Unfortunately, my son is his mother’s son. So depressed like me with no light at the end of the tunnel. What kind of advice can I give him?? Neither of us has anybody to talk to, nobody that understands at all. This is a worthless world, and I have attempted suicide several times although I truly wish it had been when I was younger as now I cannot leave my son without a mother. Truly I am a lost soul and wish for a friend more than ANYTHING in this world.
10 comments
You might feel helpless but you say your son is keeping you alive, immerse yourself in him, if he feels the same as you, maybe you can benefit from talking to each other and seeing each other improve from helping one another with some problems. I know your past and your post traumatic stress will never go away but maybe helping him and his problems will help you find some happiness.
Thanks for listening. My son is in the US, has so many social issues of his own. We are both not “normal”. He is not one to talk to about such issues and has been in and out of shrinks also, with the same “text-book” cure as me. It is hopeless.
Well said Rosie
I was reading through this post and was not sure what kind of advice to give
I know you have your son
Is there anything else that makes you happy? even one thing?
A walk by the ocean, A quiet warm evening listening to the sounds that the night brings out?
You can’t do much for what the past has brought.
If you can find happiness in at least one thing it is a start.

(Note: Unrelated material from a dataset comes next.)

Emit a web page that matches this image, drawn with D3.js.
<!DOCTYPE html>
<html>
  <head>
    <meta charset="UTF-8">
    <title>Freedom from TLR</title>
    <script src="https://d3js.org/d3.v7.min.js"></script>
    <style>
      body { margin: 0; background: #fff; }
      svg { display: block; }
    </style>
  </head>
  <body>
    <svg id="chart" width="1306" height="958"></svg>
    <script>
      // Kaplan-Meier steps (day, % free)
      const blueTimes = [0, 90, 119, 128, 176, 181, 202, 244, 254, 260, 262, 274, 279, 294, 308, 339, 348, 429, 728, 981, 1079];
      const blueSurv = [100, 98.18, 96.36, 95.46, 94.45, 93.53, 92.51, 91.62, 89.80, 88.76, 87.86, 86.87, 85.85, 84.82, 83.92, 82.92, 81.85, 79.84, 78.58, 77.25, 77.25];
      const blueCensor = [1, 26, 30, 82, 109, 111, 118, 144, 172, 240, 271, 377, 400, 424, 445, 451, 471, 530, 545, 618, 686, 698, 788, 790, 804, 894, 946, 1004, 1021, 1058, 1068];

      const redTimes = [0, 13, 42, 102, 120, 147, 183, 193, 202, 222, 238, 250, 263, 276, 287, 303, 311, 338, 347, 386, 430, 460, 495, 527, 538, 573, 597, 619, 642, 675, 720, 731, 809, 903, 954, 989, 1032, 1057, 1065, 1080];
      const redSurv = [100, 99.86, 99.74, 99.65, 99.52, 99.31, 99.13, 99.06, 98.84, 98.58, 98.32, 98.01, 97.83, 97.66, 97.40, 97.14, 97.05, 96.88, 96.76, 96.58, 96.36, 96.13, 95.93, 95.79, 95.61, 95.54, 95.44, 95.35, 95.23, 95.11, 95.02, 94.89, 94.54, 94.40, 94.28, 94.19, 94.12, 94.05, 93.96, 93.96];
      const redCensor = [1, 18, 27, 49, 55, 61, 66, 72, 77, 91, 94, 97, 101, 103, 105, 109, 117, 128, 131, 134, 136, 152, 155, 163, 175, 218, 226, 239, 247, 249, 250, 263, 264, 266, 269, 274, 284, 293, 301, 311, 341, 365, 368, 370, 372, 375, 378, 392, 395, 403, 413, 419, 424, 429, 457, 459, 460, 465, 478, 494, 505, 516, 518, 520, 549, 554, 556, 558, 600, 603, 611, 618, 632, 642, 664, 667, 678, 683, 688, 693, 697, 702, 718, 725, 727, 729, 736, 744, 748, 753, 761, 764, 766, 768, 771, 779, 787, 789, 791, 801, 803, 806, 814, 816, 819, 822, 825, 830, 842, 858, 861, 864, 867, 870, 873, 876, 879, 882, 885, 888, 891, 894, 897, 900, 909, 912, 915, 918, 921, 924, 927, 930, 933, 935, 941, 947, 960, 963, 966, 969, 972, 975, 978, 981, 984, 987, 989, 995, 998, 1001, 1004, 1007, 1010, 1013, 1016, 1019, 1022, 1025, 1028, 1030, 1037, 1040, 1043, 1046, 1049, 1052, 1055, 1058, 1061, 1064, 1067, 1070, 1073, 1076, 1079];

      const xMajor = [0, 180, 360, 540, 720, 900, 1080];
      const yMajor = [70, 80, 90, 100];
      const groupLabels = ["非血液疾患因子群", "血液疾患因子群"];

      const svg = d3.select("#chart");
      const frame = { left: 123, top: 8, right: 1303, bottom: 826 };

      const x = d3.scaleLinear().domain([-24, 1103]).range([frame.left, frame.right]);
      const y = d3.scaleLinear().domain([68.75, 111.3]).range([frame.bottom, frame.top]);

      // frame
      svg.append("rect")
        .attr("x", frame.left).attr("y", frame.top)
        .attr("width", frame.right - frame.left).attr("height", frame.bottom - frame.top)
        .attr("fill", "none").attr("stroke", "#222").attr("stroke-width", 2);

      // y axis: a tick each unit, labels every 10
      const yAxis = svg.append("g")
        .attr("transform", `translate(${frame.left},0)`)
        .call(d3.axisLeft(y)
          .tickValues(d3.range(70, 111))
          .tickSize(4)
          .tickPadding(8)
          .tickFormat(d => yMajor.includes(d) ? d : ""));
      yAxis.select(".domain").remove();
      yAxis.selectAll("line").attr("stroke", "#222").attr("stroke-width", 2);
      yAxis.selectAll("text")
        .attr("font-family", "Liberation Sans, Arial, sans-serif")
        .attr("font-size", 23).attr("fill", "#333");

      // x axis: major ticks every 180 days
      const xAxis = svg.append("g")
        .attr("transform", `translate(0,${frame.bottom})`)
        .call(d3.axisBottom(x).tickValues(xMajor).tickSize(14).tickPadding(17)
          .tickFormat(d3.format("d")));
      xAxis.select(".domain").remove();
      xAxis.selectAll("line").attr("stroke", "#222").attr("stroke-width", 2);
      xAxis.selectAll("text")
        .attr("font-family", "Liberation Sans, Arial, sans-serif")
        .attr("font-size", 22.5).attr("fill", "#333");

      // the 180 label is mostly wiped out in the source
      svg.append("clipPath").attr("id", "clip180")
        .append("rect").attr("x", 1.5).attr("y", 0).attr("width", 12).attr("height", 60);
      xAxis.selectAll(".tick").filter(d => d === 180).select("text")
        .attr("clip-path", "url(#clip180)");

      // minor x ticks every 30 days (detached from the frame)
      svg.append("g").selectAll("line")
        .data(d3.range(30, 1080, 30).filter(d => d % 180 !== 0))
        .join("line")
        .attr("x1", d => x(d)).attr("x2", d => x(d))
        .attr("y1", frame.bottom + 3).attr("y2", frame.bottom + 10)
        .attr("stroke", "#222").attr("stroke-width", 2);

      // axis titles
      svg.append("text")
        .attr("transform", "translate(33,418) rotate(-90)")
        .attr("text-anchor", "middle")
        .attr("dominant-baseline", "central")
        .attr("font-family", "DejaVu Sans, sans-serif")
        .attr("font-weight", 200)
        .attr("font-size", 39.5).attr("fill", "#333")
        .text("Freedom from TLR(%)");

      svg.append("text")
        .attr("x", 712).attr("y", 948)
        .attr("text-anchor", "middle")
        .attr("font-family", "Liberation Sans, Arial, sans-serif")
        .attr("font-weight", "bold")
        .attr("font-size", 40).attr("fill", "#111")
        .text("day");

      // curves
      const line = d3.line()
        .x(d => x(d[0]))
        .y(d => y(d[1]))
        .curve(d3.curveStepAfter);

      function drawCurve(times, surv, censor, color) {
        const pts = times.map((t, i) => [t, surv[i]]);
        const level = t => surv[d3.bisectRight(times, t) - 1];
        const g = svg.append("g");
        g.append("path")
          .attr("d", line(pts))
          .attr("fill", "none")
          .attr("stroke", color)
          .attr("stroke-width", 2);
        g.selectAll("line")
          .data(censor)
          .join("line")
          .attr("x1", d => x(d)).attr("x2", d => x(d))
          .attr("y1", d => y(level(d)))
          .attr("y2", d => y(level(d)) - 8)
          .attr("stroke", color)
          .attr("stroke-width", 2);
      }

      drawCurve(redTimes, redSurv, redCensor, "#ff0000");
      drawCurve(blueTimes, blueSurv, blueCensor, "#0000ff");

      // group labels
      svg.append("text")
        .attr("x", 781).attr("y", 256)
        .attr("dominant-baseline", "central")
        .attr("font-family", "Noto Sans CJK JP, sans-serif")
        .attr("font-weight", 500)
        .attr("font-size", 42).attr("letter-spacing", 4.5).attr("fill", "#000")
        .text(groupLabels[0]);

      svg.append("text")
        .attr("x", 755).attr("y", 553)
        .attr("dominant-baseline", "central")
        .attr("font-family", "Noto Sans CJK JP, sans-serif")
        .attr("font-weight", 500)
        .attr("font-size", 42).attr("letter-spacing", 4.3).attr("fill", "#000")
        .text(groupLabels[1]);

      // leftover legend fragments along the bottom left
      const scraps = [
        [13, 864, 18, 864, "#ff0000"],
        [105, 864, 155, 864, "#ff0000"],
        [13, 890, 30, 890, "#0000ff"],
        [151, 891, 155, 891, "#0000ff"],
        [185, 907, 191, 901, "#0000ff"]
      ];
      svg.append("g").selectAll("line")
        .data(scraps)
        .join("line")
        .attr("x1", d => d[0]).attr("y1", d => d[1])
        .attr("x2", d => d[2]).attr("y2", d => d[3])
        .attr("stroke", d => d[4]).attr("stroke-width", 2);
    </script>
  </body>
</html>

There is no doubt you have had a rough life and that sucks
The challenge is to try to make things a little better
Maybe some companionship and someone to talk to down there
Is their anyone around/ a friend you could speak with
Cheers
Thank you for the feedback…….nothing really makes me happy. I live on the ocean, but the humidity makes it impossible for me to even go outside. I have hyperhydrosis and high body temp which makes me sweat all the time unless it’s about 40 degrees! The numerous medical issues is unbelievable! My son has kept me from suicide but he is a loner with so many social phobia problems and he is in the US. Hard to talk to about anything. No, there is NOBODY here to talk to. I have a sweet neighbor but a complete bible-thumper and DON’T get me started on religion as that’s another book.

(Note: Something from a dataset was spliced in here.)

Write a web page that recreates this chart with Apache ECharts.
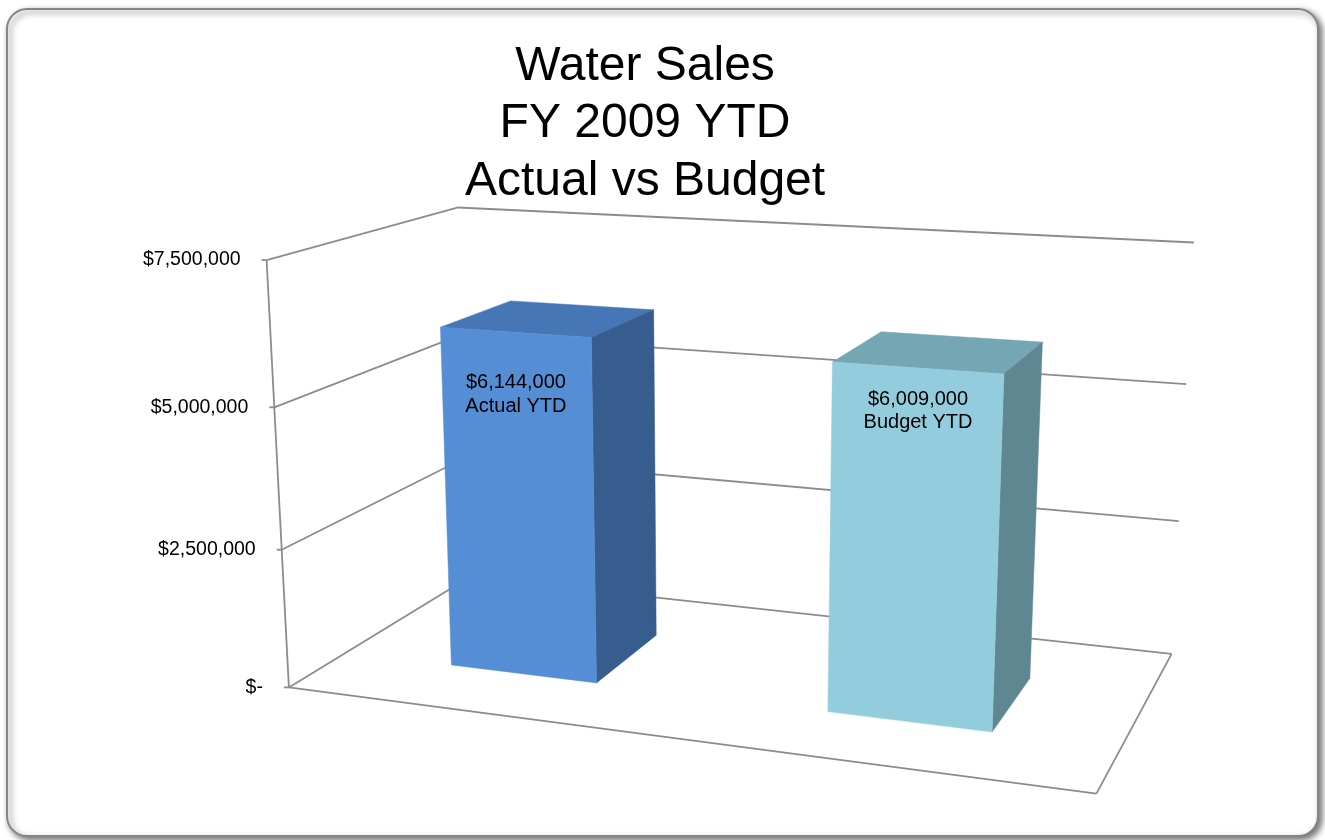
<!DOCTYPE html>
<html>
<head>
<meta charset="utf-8">
<script src="https://cdn.jsdelivr.net/npm/echarts@6/dist/echarts.min.js"></script>
<style>
  html, body { margin: 0; padding: 0; background: #ffffff; }
  #chart { width: 1325px; height: 840px; }
</style>
</head>
<body>
<div id="chart"></div>
<script>
// ---- chart data ----
const categories = ['Actual YTD', 'Budget YTD'];
const salesValues = [6144000, 6009000];
const valueLabels = ['$6,144,000', '$6,009,000'];
const tickValues = [0, 2500000, 5000000, 7500000];
const tickLabels = ['$-', '$2,500,000', '$5,000,000', '$7,500,000'];

// ---- 3D box layout ----
// World box: X 0..1 left→right, Y 0..1 axis min→max, Z 0..1 front→back.
// Each anchor ties a box corner / gridline end to its place on the page.
const boxAnchors = [
  [0, 1, 0, 266, 261],
  [0, 2 / 3, 0, 275, 407],
  [0, 1 / 3, 0, 282, 550],
  [0, 0, 0, 288, 687],
  [0, 1, 1, 458, 207],
  [0, 2 / 3, 1, 462, 334],
  [0, 1 / 3, 1, 466, 458],
  [0, 0, 1, 469.5, 577],
  [1, 1, 1, 1193, 243],
  [1, 2 / 3, 1, 1187, 383],
  [1, 1 / 3, 1, 1180, 521],
  [1, 0, 1, 1170, 655],
  [1, 0, 0, 1097, 793]
];
const barWidthRatio = 0.40;    // share of a category band taken by a column
const barDepth = [0.29, 0.69]; // front / back of the columns along Z
const labelDrop = [62, 43];    // label block offset below the column's front top edge

const barColors = [
  { front: '#558ed5', top: '#4676b5', side: '#365d8d' },
  { front: '#93cddd', top: '#74a6b4', side: '#5e8792' }
];
const lineColor = '#8c8c8c';
const fontFamily = '"Liberation Sans", Arial, sans-serif';

// ---- perspective projection fitted to the anchors (DLT, least squares) ----
const NU = 660, NV = 450, NS = 500;
function solve(M, r) {
  const n = r.length;
  const A = M.map((row, i) => row.concat([r[i]]));
  for (let c = 0; c < n; c++) {
    let p = c;
    for (let i = c + 1; i < n; i++) if (Math.abs(A[i][c]) > Math.abs(A[p][c])) p = i;
    [A[c], A[p]] = [A[p], A[c]];
    for (let i = 0; i < n; i++) {
      if (i === c) continue;
      const f = A[i][c] / A[c][c];
      for (let k = c; k <= n; k++) A[i][k] -= f * A[c][k];
    }
  }
  return A.map((row, i) => row[n] / row[i]);
}
function fitProjection(anchors) {
  const rows = [], rhs = [];
  anchors.forEach(([X, Y, Z, pu, pv]) => {
    const u = (pu - NU) / NS, v = (pv - NV) / NS;
    rows.push([X, Y, Z, 1, 0, 0, 0, 0, -u * X, -u * Y, -u * Z]); rhs.push(u);
    rows.push([0, 0, 0, 0, X, Y, Z, 1, -v * X, -v * Y, -v * Z]); rhs.push(v);
  });
  const N = [], r = [];
  for (let i = 0; i < 11; i++) {
    N.push([]);
    let s = 0;
    for (let k = 0; k < rows.length; k++) s += rows[k][i] * rhs[k];
    r.push(s);
    for (let j = 0; j < 11; j++) {
      let t = 0;
      for (let k = 0; k < rows.length; k++) t += rows[k][i] * rows[k][j];
      N[i].push(t);
    }
  }
  const p = solve(N, r);
  p.push(1);
  return p;
}
const P = fitProjection(boxAnchors);
function project(X, Y, Z) {
  const w = P[8] * X + P[9] * Y + P[10] * Z + P[11];
  const u = (P[0] * X + P[1] * Y + P[2] * Z + P[3]) / w;
  const v = (P[4] * X + P[5] * Y + P[6] * Z + P[7]) / w;
  return [u * NS + NU, v * NS + NV];
}

// fraction of the value axis for a value
function yFrac(params, api, value) {
  const cs = params.coordSys;
  return (cs.y + cs.height - api.coord([0, value])[1]) / cs.height;
}
function seg(a, b, w) {
  return { type: 'line', shape: { x1: a[0], y1: a[1], x2: b[0], y2: b[1] },
    style: { stroke: lineColor, lineWidth: w || 1.8 } };
}
function poly(pts, fill) {
  return { type: 'polygon', shape: { points: pts }, style: { fill: fill, stroke: fill, lineWidth: 0.5 } };
}

const chart = echarts.init(document.getElementById('chart'), null, { renderer: 'canvas' });
chart.setOption({
  animation: false,
  backgroundColor: '#ffffff',
  title: {
    text: 'Water Sales\nFY 2009 YTD\nActual vs Budget',
    left: 640,
    top: 33,
    textAlign: 'center',
    textStyle: { fontFamily: fontFamily, fontSize: 48, fontWeight: 'normal', color: '#000000', lineHeight: 57.5 }
  },
  graphic: [
    {
      type: 'rect', z: -10, silent: true,
      shape: { x: 7, y: 9, width: 1311, height: 827, r: 20 },
      style: { fill: '#ffffff', stroke: '#858585', lineWidth: 2,
        shadowColor: 'rgba(0,0,0,0.55)', shadowBlur: 6, shadowOffsetX: 3, shadowOffsetY: 3 }
    }
  ],
  grid: { left: 100, top: 100, width: 600, height: 600, show: false },
  xAxis: { type: 'category', data: categories, show: false },
  yAxis: { type: 'value', min: 0, max: 7500000, interval: 2500000, show: false },
  series: [
    {
      // box edges: front value axis and the floor's front / right edges
      type: 'custom', clip: false, silent: true,
      data: [[0, 0]],
      renderItem(params, api) {
        const y0 = yFrac(params, api, tickValues[0]);
        const y1 = yFrac(params, api, tickValues[tickValues.length - 1]);
        return { type: 'group', children: [
          seg(project(0, y0, 0), project(0, y1, 0)),
          seg(project(0, y0, 0), project(1, y0, 0)),
          seg(project(1, y0, 0), project(1, y0, 1))
        ] };
      }
    },
    {
      // gridlines on the side and back walls, ticks and tick labels
      type: 'custom', clip: false, silent: true,
      data: tickValues.map(v => [0, v]),
      renderItem(params, api) {
        const y = yFrac(params, api, api.value(1));
        const a = project(0, y, 0), b = project(0, y, 1), c = project(1, y, 1);
        return { type: 'group', children: [
          seg(a, b), seg(b, c),
          seg([a[0] - 5, a[1]], a),
          { type: 'text', style: { text: tickLabels[params.dataIndex], x: a[0] - 26, y: a[1],
            align: 'right', verticalAlign: 'middle', fill: '#000000', fontSize: 19.5, fontFamily: fontFamily } }
        ] };
      }
    },
    {
      // 3D columns with their value labels
      type: 'custom', clip: false, silent: true,
      data: salesValues.map((v, i) => [i, v]),
      renderItem(params, api) {
        const cs = params.coordSys;
        const i = api.value(0);
        const xc = (api.coord([i, 0])[0] - cs.x) / cs.width;
        const hw = api.size([1, 0])[0] / cs.width * barWidthRatio / 2;
        const x0 = xc - hw, x1 = xc + hw;
        const h = yFrac(params, api, api.value(1));
        const zf = barDepth[0], zb = barDepth[1];
        const col = barColors[i];
        const front = [project(x0, 0, zf), project(x1, 0, zf), project(x1, h, zf), project(x0, h, zf)];
        const side = [project(x1, 0, zf), project(x1, 0, zb), project(x1, h, zb), project(x1, h, zf)];
        const top = [project(x0, h, zf), project(x1, h, zf), project(x1, h, zb), project(x0, h, zb)];
        const anchor = project(xc, h, zf);
        return { type: 'group', children: [
          poly(top, col.top), poly(side, col.side), poly(front, col.front),
          { type: 'text', style: { text: valueLabels[i] + '\n' + categories[i], x: anchor[0] + 1, y: anchor[1] + labelDrop[i],
            align: 'center', verticalAlign: 'middle', fill: '#000000', fontSize: 20, lineHeight: 23.5, fontFamily: fontFamily } }
        ] };
      }
    }
  ]
});
</script>
</body>
</html>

I’m sorry, you could visit him and get away for a little while, might help clear your head a bit. Sorry i couldn’t be of any help.

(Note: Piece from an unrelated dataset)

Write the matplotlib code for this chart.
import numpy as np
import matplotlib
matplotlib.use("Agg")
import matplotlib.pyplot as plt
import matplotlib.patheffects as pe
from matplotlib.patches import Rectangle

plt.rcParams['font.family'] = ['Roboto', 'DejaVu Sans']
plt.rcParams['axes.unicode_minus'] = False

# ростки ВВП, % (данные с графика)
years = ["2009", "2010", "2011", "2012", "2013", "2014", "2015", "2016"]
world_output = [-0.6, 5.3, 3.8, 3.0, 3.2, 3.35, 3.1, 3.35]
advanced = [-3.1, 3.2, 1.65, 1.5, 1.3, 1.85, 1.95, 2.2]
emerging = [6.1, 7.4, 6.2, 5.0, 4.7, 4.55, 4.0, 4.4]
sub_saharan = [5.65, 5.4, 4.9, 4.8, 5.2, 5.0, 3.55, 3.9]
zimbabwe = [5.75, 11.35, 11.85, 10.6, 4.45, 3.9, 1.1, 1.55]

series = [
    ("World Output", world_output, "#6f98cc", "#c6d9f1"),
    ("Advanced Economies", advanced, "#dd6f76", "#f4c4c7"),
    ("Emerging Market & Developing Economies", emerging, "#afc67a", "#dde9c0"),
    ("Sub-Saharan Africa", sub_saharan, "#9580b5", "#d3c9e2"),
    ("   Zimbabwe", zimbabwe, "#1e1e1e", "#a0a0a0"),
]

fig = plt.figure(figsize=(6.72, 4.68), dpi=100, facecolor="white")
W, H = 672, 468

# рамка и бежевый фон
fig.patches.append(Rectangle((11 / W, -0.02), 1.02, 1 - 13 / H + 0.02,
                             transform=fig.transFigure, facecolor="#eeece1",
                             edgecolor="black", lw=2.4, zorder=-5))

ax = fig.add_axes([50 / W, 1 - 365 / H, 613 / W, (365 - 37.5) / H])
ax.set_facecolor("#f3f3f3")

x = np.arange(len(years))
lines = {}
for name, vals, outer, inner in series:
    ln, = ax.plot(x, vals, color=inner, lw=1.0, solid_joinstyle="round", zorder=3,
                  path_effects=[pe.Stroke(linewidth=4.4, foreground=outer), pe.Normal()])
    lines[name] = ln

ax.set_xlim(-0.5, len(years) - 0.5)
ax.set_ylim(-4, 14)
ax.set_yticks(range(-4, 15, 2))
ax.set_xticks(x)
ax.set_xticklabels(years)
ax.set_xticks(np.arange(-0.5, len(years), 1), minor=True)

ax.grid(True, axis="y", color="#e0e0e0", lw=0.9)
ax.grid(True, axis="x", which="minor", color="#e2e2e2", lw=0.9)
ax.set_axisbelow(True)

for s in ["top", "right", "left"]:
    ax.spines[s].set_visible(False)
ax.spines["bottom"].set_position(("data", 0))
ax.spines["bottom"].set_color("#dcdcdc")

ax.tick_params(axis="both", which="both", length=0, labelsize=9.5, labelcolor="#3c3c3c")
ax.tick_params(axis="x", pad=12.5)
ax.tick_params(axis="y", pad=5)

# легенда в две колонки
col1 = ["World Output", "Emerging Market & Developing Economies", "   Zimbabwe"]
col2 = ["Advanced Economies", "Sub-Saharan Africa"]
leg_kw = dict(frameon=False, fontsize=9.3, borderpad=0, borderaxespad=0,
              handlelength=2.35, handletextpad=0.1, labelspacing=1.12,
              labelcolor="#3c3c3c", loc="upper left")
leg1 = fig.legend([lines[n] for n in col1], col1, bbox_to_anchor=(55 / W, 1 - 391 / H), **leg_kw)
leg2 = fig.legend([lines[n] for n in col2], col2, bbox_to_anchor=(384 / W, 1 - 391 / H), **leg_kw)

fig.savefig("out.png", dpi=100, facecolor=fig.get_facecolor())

I appreciate your feedback. Unfortunately, when I moved here I was financially ripped off of all my money by a greedy American, and now I don’t even have money to go back to the Sates. Not to visit OR to move back which I want to do badly. Everything continues to go wrong, there NEVER is any light at the end of the tunnel. I pray every day I don’t wake up and can’t figure out why this higher power or whoever he/she is keeps me around to be miserable every day of my life. Karma I guess.
I’m sorry to hear that, i really hope you find happiness and some good comes your way, i sincerely mean it.
I know bible thumpers can be a pain, But they do mean well. I know a few people that are like that and if you can get them to tone it down a little, They are not bad to talk to.
I will assume with everything that has happened in your life you don’t believe in God.
Do you believe in anything, A higher power, energy or anything like that?
I don’t have children but I do know that they are worth staying alive, give meaning to pointless life to have them grow up and see them shine.
I’m agnostic. My neighbor is a Baptist true and true. There is NO toning them down. Not a topic worth discussing in my opinion. And as far as the last comment about kids. As much as I love my son, he is in so much pain all the time like me, will always be unhappy, like me. I won’t live to see him be successful because I know he never will. It’s in the karma, I KNOW this. I just can’t figure out why or what there purpose there is to being on this earth?